What you need to do → Skip the pictures and extract all of the lines exactly as written.

======

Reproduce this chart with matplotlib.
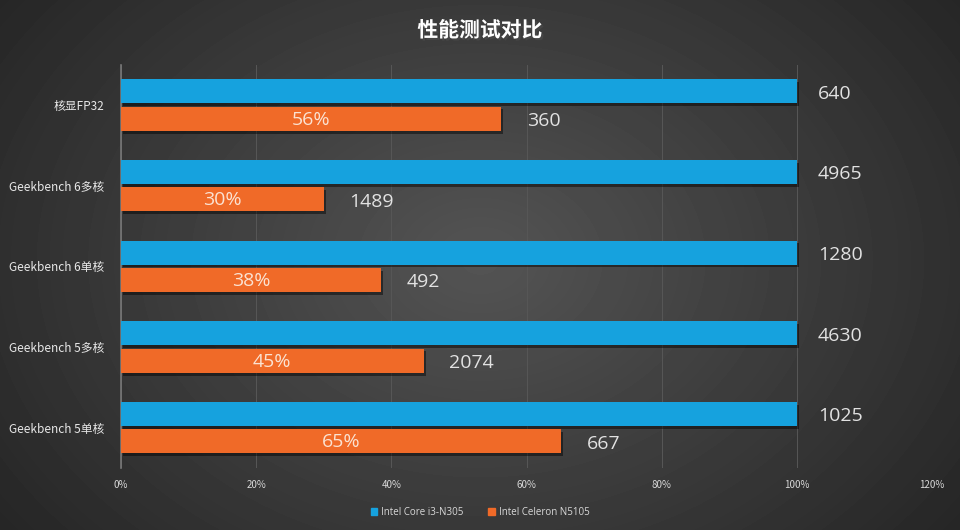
import numpy as np
import matplotlib.pyplot as plt
import matplotlib.patheffects as pe
from matplotlib.patches import Patch

## 数据
categories = ['核显FP32', 'Geekbench 6多核', 'Geekbench 6单核', 'Geekbench 5多核', 'Geekbench 5单核']
n305 = [640, 4965, 1280, 4630, 1025]
n5105 = [360, 1489, 492, 2074, 667]
series_names = ['Intel Core i3-N305', 'Intel Celeron N5105']
xticks = [0, 20, 40, 60, 80, 100, 120]

plt.rcParams['font.family'] = ['Noto Sans CJK SC', 'DejaVu Sans']

blue = '#16a2de'
orange = '#f06a28'
numfont = ['Open Sans', 'DejaVu Sans']

fig = plt.figure(figsize=(9.6, 5.3), dpi=100)

# 背景: 径向渐变
bg = fig.add_axes([0, 0, 1, 1])
yy, xx = np.mgrid[0:530, 0:960]
r = np.sqrt(((xx - 480) / 560.0) ** 2 + ((yy - 260) / 420.0) ** 2)
shade = np.clip(0.33 - 0.17 * r, 0.15, 0.33)
bg.imshow(shade, cmap='gray', vmin=0, vmax=1, aspect='auto', extent=[0, 1, 0, 1])
bg.axis('off')

ax = fig.add_axes([0.126, 0.117, 0.845, 0.761])
ax.patch.set_alpha(0)

pct_blue = [100.0] * len(categories)
pct_orange = [o / b * 100 for o, b in zip(n5105, n305)]
y = np.arange(len(categories))
h = 0.3
off = 0.17

shadow = [pe.SimplePatchShadow(offset=(1.5, -2), shadow_rgbFace='black', alpha=0.45), pe.Normal()]
bb = ax.barh(y - off, pct_blue, height=h, color=blue, zorder=3)
ob = ax.barh(y + off, pct_orange, height=h, color=orange, zorder=3)
for p in list(bb) + list(ob):
    p.set_path_effects(shadow)

for i in range(len(categories)):
    ax.text(pct_blue[i] + 3.1, y[i] - off + 0.03, str(n305[i]), va='center', ha='left',
            fontsize=14, color='#e2e2e2', family=numfont, zorder=4)
    ax.text(pct_orange[i] + 3.8, y[i] + off + 0.03, str(n5105[i]), va='center', ha='left',
            fontsize=14, color='#e2e2e2', family=numfont, zorder=4)
    ax.text(pct_orange[i] / 2, y[i] + off + 0.01, '%d%%' % round(pct_orange[i]), va='center', ha='center',
            fontsize=14, color='#fbe2d2', family=numfont, zorder=4)

ax.set_xlim(0, 120)
ax.set_ylim(len(categories) - 0.5, -0.5)
ax.set_xticks(xticks)
ax.set_xticklabels(['%d%%' % t for t in xticks], fontsize=7, color='#d8d8d8')
ax.set_yticks(y)
ax.set_yticklabels(categories, fontsize=8.5, color='#e8e8e8')
ax.tick_params(length=0, pad=9)
ax.tick_params(axis='y', pad=12)
ax.grid(axis='x', color='#575757', linewidth=0.7, zorder=0)
for s in ['top', 'right', 'bottom']:
    ax.spines[s].set_visible(False)
ax.spines['left'].set_color('#777777')
ax.spines['left'].set_linewidth(1.2)

fig.text(0.5, 0.943, '性能测试对比', ha='center', va='center', fontsize=15, fontweight='bold',
         color='white', path_effects=[pe.withSimplePatchShadow(offset=(1.5, -1.5), alpha=0.6)])

handles = [Patch(color=blue), Patch(color=orange)]
fig.legend(handles, series_names, loc='center', bbox_to_anchor=(0.5, 0.033), ncol=2, frameon=False,
           labelcolor='#d8d8d8', handlelength=0.7, handleheight=0.7, handletextpad=0.4,
           columnspacing=2.5, prop={'family': ['Open Sans', 'DejaVu Sans'], 'size': 7})

fig.savefig('out.png', dpi=100)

======

Result for this exercise →
Reproduce this chart with matplotlib.
import numpy as np
import matplotlib.pyplot as plt
import matplotlib.patheffects as pe
from matplotlib.patches import Patch

## 数据
categories = ['核显FP32', 'Geekbench 6多核', 'Geekbench 6单核', 'Geekbench 5多核', 'Geekbench 5单核']
n305 = [640, 4965, 1280, 4630, 1025]
n5105 = [360, 1489, 492, 2074, 667]
series_names = ['Intel Core i3-N305', 'Intel Celeron N5105']
xticks = [0, 20, 40, 60, 80, 100, 120]

plt.rcParams['font.family'] = ['Noto Sans CJK SC', 'DejaVu Sans']

blue = '#16a2de'
orange = '#f06a28'
numfont = ['Open Sans', 'DejaVu Sans']

fig = plt.figure(figsize=(9.6, 5.3), dpi=100)

# 背景: 径向渐变
bg = fig.add_axes([0, 0, 1, 1])
yy, xx = np.mgrid[0:530, 0:960]
r = np.sqrt(((xx - 480) / 560.0) ** 2 + ((yy - 260) / 420.0) ** 2)
shade = np.clip(0.33 - 0.17 * r, 0.15, 0.33)
bg.imshow(shade, cmap='gray', vmin=0, vmax=1, aspect='auto', extent=[0, 1, 0, 1])
bg.axis('off')

ax = fig.add_axes([0.126, 0.117, 0.845, 0.761])
ax.patch.set_alpha(0)

pct_blue = [100.0] * len(categories)
pct_orange = [o / b * 100 for o, b in zip(n5105, n305)]
y = np.arange(len(categories))
h = 0.3
off = 0.17

shadow = [pe.SimplePatchShadow(offset=(1.5, -2), shadow_rgbFace='black', alpha=0.45), pe.Normal()]
bb = ax.barh(y - off, pct_blue, height=h, color=blue, zorder=3)
ob = ax.barh(y + off, pct_orange, height=h, color=orange, zorder=3)
for p in list(bb) + list(ob):
    p.set_path_effects(shadow)

for i in range(len(categories)):
    ax.text(pct_blue[i] + 3.1, y[i] - off + 0.03, str(n305[i]), va='center', ha='left',
            fontsize=14, color='#e2e2e2', family=numfont, zorder=4)
    ax.text(pct_orange[i] + 3.8, y[i] + off + 0.03, str(n5105[i]), va='center', ha='left',
            fontsize=14, color='#e2e2e2', family=numfont, zorder=4)
    ax.text(pct_orange[i] / 2, y[i] + off + 0.01, '%d%%' % round(pct_orange[i]), va='center', ha='center',
            fontsize=14, color='#fbe2d2', family=numfont, zorder=4)

ax.set_xlim(0, 120)
ax.set_ylim(len(categories) - 0.5, -0.5)
ax.set_xticks(xticks)
ax.set_xticklabels(['%d%%' % t for t in xticks], fontsize=7, color='#d8d8d8')
ax.set_yticks(y)
ax.set_yticklabels(categories, fontsize=8.5, color='#e8e8e8')
ax.tick_params(length=0, pad=9)
ax.tick_params(axis='y', pad=12)
ax.grid(axis='x', color='#575757', linewidth=0.7, zorder=0)
for s in ['top', 'right', 'bottom']:
    ax.spines[s].set_visible(False)
ax.spines['left'].set_color('#777777')
ax.spines['left'].set_linewidth(1.2)

fig.text(0.5, 0.943, '性能测试对比', ha='center', va='center', fontsize=15, fontweight='bold',
         color='white', path_effects=[pe.withSimplePatchShadow(offset=(1.5, -1.5), alpha=0.6)])

handles = [Patch(color=blue), Patch(color=orange)]
fig.legend(handles, series_names, loc='center', bbox_to_anchor=(0.5, 0.033), ncol=2, frameon=False,
           labelcolor='#d8d8d8', handlelength=0.7, handleheight=0.7, handletextpad=0.4,
           columnspacing=2.5, prop={'family': ['Open Sans', 'DejaVu Sans'], 'size': 7})

fig.savefig('out.png', dpi=100)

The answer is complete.